Written by Panorama employee, Jacklynn Roberts. November 2015
In July we said farewell to a well known and beloved member of our arboretum. A 47 year old sequoia tree had become diseased and in danger of falling. The news that it had to come down safely before it fell on its own was hard for our community to hear but we knew it had to be done. So we gathered around and watched the two day process of tree felling so we wouldn’t forget the beauty of what stood there before. Read one resident’s farewell thoughts here.
After the tree came down, pieces of its trunk were taken for repurposing throughout the campus. Many took small pieces as a token of memorial in their own home, while others had plans for larger pieces.
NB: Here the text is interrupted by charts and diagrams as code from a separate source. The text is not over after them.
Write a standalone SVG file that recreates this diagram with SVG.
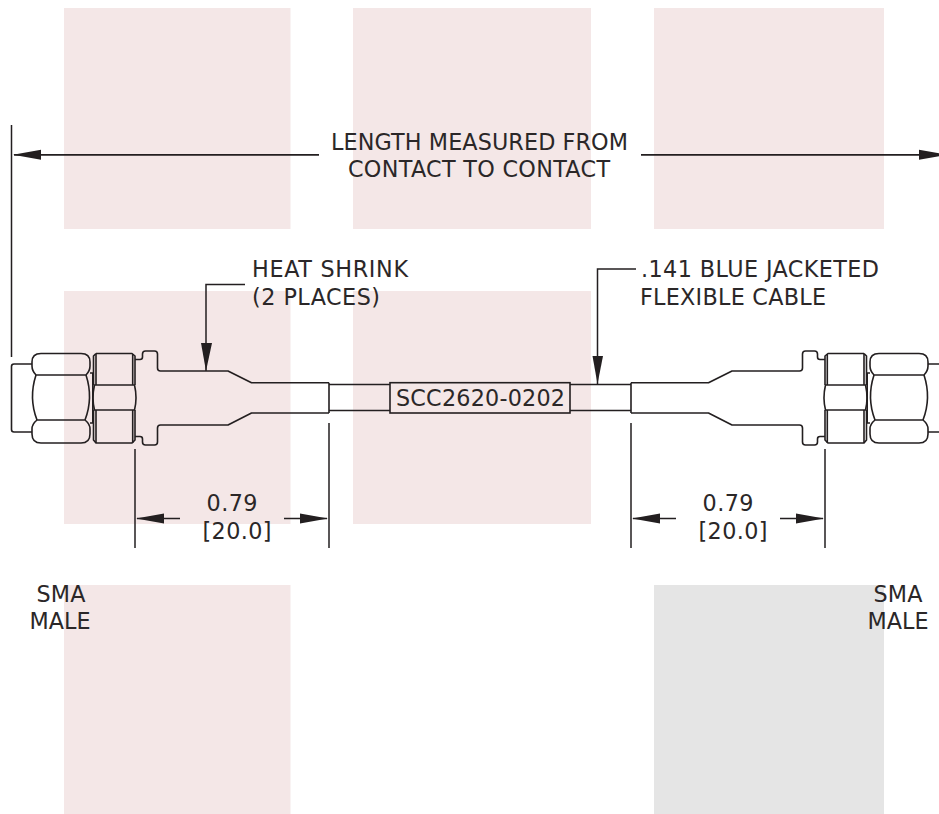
<svg xmlns="http://www.w3.org/2000/svg" width="939" height="814" viewBox="0 0 939 814">
<defs>
<style>
.bg{fill:#f4e7e7}
.gr{fill:#e5e5e5}
.ln{fill:none;stroke:#231f20;stroke-width:1.6;stroke-linejoin:round}
.dm{fill:none;stroke:#231f20;stroke-width:1.5}
.ah{fill:#231f20;stroke:none}
text{font-family:"DejaVu Sans",Verdana,sans-serif;font-size:22.3px;fill:#2b2728}
</style>
<g id="conn">
<path class="ln" d="M32 364H14Q11.500 364 11.500 366.500V429.500Q11.500 432 14 432H32"/>
<path class="ln" d="M41 353.500H81Q90 353.500 90 362V366Q90 371 86 375H36Q32 371 32 366V362Q32 353.500 41 353.500Z"/>
<path class="ln" d="M36 375Q28.500 398 37 420M86 375Q93.500 398 85 420"/>
<path class="ln" d="M37 420H85Q90 424 90 429V434Q90 443 81 443H41Q32 443 32 434V429Q32 424 37 420Z"/>
<path class="ln" d="M90 373H93M90 423H93M92.800 373V423"/>
<path class="ln" d="M96 353.500H132L135 356V385M135 410V440L132 443H96L93.500 440V410M93.500 385V356L96 353.500"/>
<path class="ln" d="M96 354V385M96 410V443M132.700 354V385M132.700 410V443M93.500 385H135M93.500 410H135M94.500 385Q91.500 398 94.500 410M134.500 385Q137.500 398 134.500 410"/>
<path class="ln" d="M135 359.500H140Q142.500 359.500 142.500 357V354Q142.500 351 145.500 351H154.500Q157.500 351 157.500 354V368Q157.500 371 160.500 371H228L251.500 382.700H329M135 436.500H140Q142.500 436.500 142.500 439V442Q142.500 445 145.500 445H154.500Q157.500 445 157.500 442V428Q157.500 425 160.500 425H228L251.500 413H329M329 382.700V413"/>
</g>
</defs>
<g id="backdrop">
<rect class="bg" x="64" y="8" width="226.500" height="221"/>
<rect class="bg" x="353" y="8" width="238" height="221"/>
<rect class="bg" x="654" y="8" width="230" height="221"/>
<rect class="bg" x="64" y="291" width="226.500" height="233"/>
<rect class="bg" x="353" y="291" width="238" height="233"/>
<rect class="bg" x="64" y="585" width="226.500" height="229"/>
<rect class="gr" x="654" y="585" width="230" height="229"/>
</g>
<g id="connectors">
<path class="dm" d="M11.500 125V357M135 449V548M329 423V548M631 423V548M825 449V548"/>
<path class="dm" style="stroke-width:1.800" d="M14 154.800H319M641 154.800H939"/>
<path class="ah" d="M13 154.800L41 149.800V159.800ZM947 154.800L919 149.800V159.800Z"/>
<path class="dm" d="M245 284.500H206V371"/>
<path class="ah" d="M206 371L201 343H212Z"/>
<path class="dm" d="M636 269H597.500V384"/>
<path class="ah" d="M597.500 384L592.500 356H603Z"/>
<path class="dm" d="M329 384.500H390M329 410.500H390M570 384.500H631M570 410.500H631"/>
<path class="dm" d="M137 518.500H180M284 518.500H327M633 518.500H676M780 518.500H823"/>
<path class="ah" d="M136 518.500L164 513.500V523.500ZM328 518.500L300 513.500V523.500ZM632 518.500L660 513.500V523.500ZM824 518.500L796 513.500V523.500Z"/>
</g>
<g id="label-length"><text x="331" y="149.500" textLength="297">LENGTH MEASURED FROM</text><text x="348" y="177" textLength="262">CONTACT TO CONTACT</text></g>
<g id="label-heat-shrink"><text x="252" y="277" textLength="156">HEAT SHRINK</text><text x="252" y="304.500" textLength="128">(2 PLACES)</text></g>
<g id="label-cable"><text x="641" y="277" textLength="238">.141 BLUE JACKETED</text><text x="640" y="304.500" textLength="186">FLEXIBLE CABLE</text></g>
<g id="node-part-number"><rect x="390" y="382.700" width="180" height="30.300" fill="none" stroke="#231f20" stroke-width="1.6"/><text x="396" y="406" textLength="169">SCC2620-0202</text></g>
<g id="connector-left"><use href="#conn"/></g>
<g id="connector-right"><use href="#conn" transform="matrix(-1 0 0 1 960 0)"/></g>
<g id="dim-left"><text x="206.500" y="511" textLength="51">0.79</text><text x="202.500" y="538.500" textLength="69">[20.0]</text></g>
<g id="dim-right"><text x="702.500" y="511" textLength="51">0.79</text><text x="698.500" y="538.500" textLength="69">[20.0]</text></g>
<g id="label-sma-left"><text x="36.500" y="602" textLength="49">SMA</text><text x="29.500" y="629" textLength="61">MALE</text></g>
<g id="label-sma-right"><text x="873.500" y="602" textLength="49">SMA</text><text x="867.500" y="629" textLength="61">MALE</text></g>
</svg>
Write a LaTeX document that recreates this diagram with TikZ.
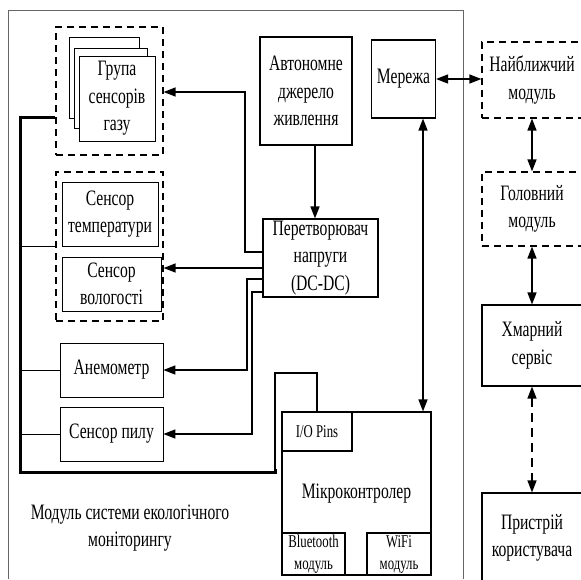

One such case resulted in a beautiful piece of native style art by resident artist, Chuck Magnusson.
In this carving, the top face represents the life of the tree. The bottom face, a traditional native death mask, represents the death and felling of the tree. While the middle, an owl face, represents the life and sanctuary the tree provided for birds.
About the Artist
Eighteen years ago, Chuck Magnusson took a class at the Seattle Art Museum that taught him to carve in a traditional style with traditional tools, adze, and knives. Since then, he has been carving masks, bowls, and ceremonial rattles. He still considers himself a student of this stunning art form and the amazing culture of the First Nation people who brought it to us.